The network controller shown there is a Realtek wireless card.

Let's back up for a second and make sure of things.

This motherboard has a Realtek 8111DL (vendor page: http://www.asrock.com/mb/Intel/P4i945GC/).  Your system also has a Realtek wireless card, apparently plugged into a PCI slot, and the Ralink USB wireless card.  Right?

The object here is to get the wired 8111DL card working.  Since it is not showing up on the PCI bus, the first thing to check is that the on-board network is enabled in the BIOS.


----------



## samip (Jul 24, 2013)

wblock@ said:
			
		

> The network controller shown there is a Realtek wireless card.
> 
> Let's back up for a second and make sure of things.
> 
> ...



Yes all above is correct information.
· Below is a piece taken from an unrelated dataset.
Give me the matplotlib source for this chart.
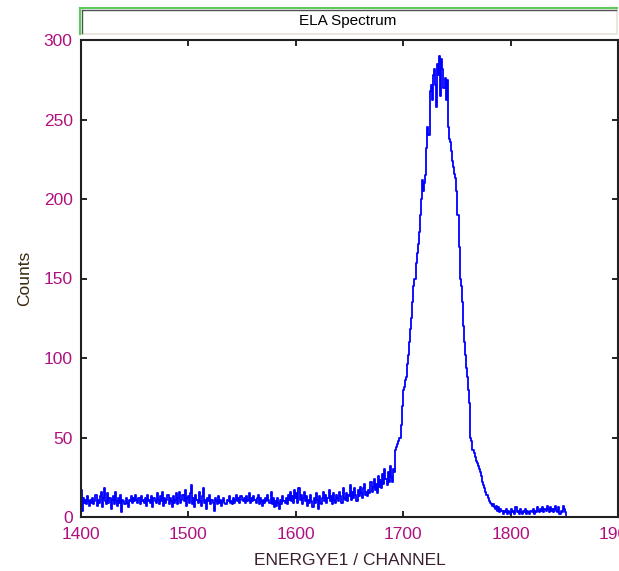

Also the BIOS says that it is enabled.

So what is wrong with it?


----------



## wblock@ (Jul 24, 2013)

No idea.  If the card is enabled, it should show up in the pciconf(8) output.  Does it show up in `pciconf -lv | less -S`?


----------



## samip (Jul 24, 2013)

wblock@ said:
			
		

> No idea.  If the card is enabled, it should show up in the pciconf(8) output.  Does it show up in `pciconf -lv | less -S`?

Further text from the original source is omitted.